TASK DIRECTIONS> Can you transcribe every line exactly and leave the pictures behind?

DATA SEGMENT>
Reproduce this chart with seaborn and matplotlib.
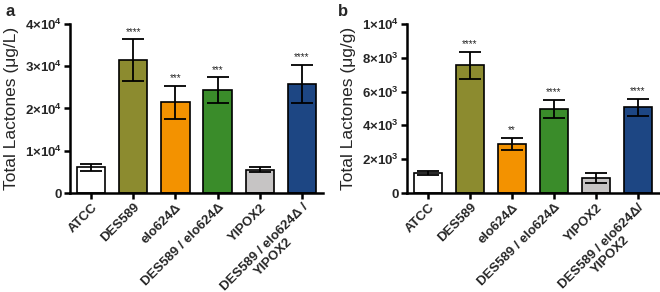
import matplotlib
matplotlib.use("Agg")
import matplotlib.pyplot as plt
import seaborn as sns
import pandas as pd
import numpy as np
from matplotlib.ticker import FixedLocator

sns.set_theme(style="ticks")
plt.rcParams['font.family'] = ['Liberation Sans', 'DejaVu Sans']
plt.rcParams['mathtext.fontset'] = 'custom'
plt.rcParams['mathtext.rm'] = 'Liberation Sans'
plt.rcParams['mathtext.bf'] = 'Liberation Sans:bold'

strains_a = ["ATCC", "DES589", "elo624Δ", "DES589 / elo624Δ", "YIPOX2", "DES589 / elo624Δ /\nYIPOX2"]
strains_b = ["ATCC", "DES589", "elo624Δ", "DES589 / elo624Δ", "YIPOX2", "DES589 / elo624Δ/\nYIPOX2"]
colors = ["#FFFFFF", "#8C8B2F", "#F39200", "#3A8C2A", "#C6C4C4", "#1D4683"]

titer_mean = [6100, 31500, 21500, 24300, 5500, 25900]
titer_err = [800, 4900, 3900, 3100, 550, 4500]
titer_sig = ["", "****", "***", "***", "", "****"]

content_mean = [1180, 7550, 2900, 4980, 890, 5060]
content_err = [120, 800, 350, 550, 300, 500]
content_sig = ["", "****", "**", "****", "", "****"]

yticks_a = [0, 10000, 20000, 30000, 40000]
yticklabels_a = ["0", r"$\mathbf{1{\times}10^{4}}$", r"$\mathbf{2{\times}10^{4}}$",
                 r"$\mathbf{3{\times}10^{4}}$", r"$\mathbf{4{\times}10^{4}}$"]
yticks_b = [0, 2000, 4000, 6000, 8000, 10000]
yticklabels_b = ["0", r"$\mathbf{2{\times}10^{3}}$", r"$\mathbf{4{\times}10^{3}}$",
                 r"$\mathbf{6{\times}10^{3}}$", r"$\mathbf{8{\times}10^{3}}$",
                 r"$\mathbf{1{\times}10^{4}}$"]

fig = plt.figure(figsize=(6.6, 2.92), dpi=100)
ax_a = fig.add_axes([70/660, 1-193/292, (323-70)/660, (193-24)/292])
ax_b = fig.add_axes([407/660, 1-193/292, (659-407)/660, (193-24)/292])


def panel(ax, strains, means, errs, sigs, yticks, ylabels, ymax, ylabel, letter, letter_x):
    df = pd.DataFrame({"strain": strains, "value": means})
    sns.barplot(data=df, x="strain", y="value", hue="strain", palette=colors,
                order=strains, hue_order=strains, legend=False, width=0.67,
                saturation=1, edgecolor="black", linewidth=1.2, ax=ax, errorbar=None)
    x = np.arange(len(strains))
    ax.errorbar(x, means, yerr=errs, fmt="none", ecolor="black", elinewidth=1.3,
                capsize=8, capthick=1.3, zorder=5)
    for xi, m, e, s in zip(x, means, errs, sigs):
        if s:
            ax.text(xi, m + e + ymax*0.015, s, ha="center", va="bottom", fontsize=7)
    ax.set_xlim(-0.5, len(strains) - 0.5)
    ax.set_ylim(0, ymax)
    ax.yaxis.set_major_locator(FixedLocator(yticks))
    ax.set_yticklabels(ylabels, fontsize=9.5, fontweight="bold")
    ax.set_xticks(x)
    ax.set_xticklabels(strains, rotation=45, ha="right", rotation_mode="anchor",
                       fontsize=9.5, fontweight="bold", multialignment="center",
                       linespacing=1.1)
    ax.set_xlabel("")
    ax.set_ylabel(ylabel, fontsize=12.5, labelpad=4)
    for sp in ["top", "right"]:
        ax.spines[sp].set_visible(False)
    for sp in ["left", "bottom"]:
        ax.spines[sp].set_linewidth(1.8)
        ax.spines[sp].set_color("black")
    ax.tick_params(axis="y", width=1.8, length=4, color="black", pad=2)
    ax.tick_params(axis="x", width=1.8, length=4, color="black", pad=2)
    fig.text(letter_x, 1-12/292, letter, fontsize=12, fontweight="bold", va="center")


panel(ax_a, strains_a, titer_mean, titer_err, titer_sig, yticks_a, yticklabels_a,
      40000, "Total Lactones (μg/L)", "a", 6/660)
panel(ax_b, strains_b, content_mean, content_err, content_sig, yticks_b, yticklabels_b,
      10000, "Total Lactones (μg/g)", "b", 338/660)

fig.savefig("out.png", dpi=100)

FULL RESPONSE>
Reproduce this chart with seaborn and matplotlib.
import matplotlib
matplotlib.use("Agg")
import matplotlib.pyplot as plt
import seaborn as sns
import pandas as pd
import numpy as np
from matplotlib.ticker import FixedLocator

sns.set_theme(style="ticks")
plt.rcParams['font.family'] = ['Liberation Sans', 'DejaVu Sans']
plt.rcParams['mathtext.fontset'] = 'custom'
plt.rcParams['mathtext.rm'] = 'Liberation Sans'
plt.rcParams['mathtext.bf'] = 'Liberation Sans:bold'

strains_a = ["ATCC", "DES589", "elo624Δ", "DES589 / elo624Δ", "YIPOX2", "DES589 / elo624Δ /\nYIPOX2"]
strains_b = ["ATCC", "DES589", "elo624Δ", "DES589 / elo624Δ", "YIPOX2", "DES589 / elo624Δ/\nYIPOX2"]
colors = ["#FFFFFF", "#8C8B2F", "#F39200", "#3A8C2A", "#C6C4C4", "#1D4683"]

titer_mean = [6100, 31500, 21500, 24300, 5500, 25900]
titer_err = [800, 4900, 3900, 3100, 550, 4500]
titer_sig = ["", "****", "***", "***", "", "****"]

content_mean = [1180, 7550, 2900, 4980, 890, 5060]
content_err = [120, 800, 350, 550, 300, 500]
content_sig = ["", "****", "**", "****", "", "****"]

yticks_a = [0, 10000, 20000, 30000, 40000]
yticklabels_a = ["0", r"$\mathbf{1{\times}10^{4}}$", r"$\mathbf{2{\times}10^{4}}$",
                 r"$\mathbf{3{\times}10^{4}}$", r"$\mathbf{4{\times}10^{4}}$"]
yticks_b = [0, 2000, 4000, 6000, 8000, 10000]
yticklabels_b = ["0", r"$\mathbf{2{\times}10^{3}}$", r"$\mathbf{4{\times}10^{3}}$",
                 r"$\mathbf{6{\times}10^{3}}$", r"$\mathbf{8{\times}10^{3}}$",
                 r"$\mathbf{1{\times}10^{4}}$"]

fig = plt.figure(figsize=(6.6, 2.92), dpi=100)
ax_a = fig.add_axes([70/660, 1-193/292, (323-70)/660, (193-24)/292])
ax_b = fig.add_axes([407/660, 1-193/292, (659-407)/660, (193-24)/292])


def panel(ax, strains, means, errs, sigs, yticks, ylabels, ymax, ylabel, letter, letter_x):
    df = pd.DataFrame({"strain": strains, "value": means})
    sns.barplot(data=df, x="strain", y="value", hue="strain", palette=colors,
                order=strains, hue_order=strains, legend=False, width=0.67,
                saturation=1, edgecolor="black", linewidth=1.2, ax=ax, errorbar=None)
    x = np.arange(len(strains))
    ax.errorbar(x, means, yerr=errs, fmt="none", ecolor="black", elinewidth=1.3,
                capsize=8, capthick=1.3, zorder=5)
    for xi, m, e, s in zip(x, means, errs, sigs):
        if s:
            ax.text(xi, m + e + ymax*0.015, s, ha="center", va="bottom", fontsize=7)
    ax.set_xlim(-0.5, len(strains) - 0.5)
    ax.set_ylim(0, ymax)
    ax.yaxis.set_major_locator(FixedLocator(yticks))
    ax.set_yticklabels(ylabels, fontsize=9.5, fontweight="bold")
    ax.set_xticks(x)
    ax.set_xticklabels(strains, rotation=45, ha="right", rotation_mode="anchor",
                       fontsize=9.5, fontweight="bold", multialignment="center",
                       linespacing=1.1)
    ax.set_xlabel("")
    ax.set_ylabel(ylabel, fontsize=12.5, labelpad=4)
    for sp in ["top", "right"]:
        ax.spines[sp].set_visible(False)
    for sp in ["left", "bottom"]:
        ax.spines[sp].set_linewidth(1.8)
        ax.spines[sp].set_color("black")
    ax.tick_params(axis="y", width=1.8, length=4, color="black", pad=2)
    ax.tick_params(axis="x", width=1.8, length=4, color="black", pad=2)
    fig.text(letter_x, 1-12/292, letter, fontsize=12, fontweight="bold", va="center")


panel(ax_a, strains_a, titer_mean, titer_err, titer_sig, yticks_a, yticklabels_a,
      40000, "Total Lactones (μg/L)", "a", 6/660)
panel(ax_b, strains_b, content_mean, content_err, content_sig, yticks_b, yticklabels_b,
      10000, "Total Lactones (μg/g)", "b", 338/660)

fig.savefig("out.png", dpi=100)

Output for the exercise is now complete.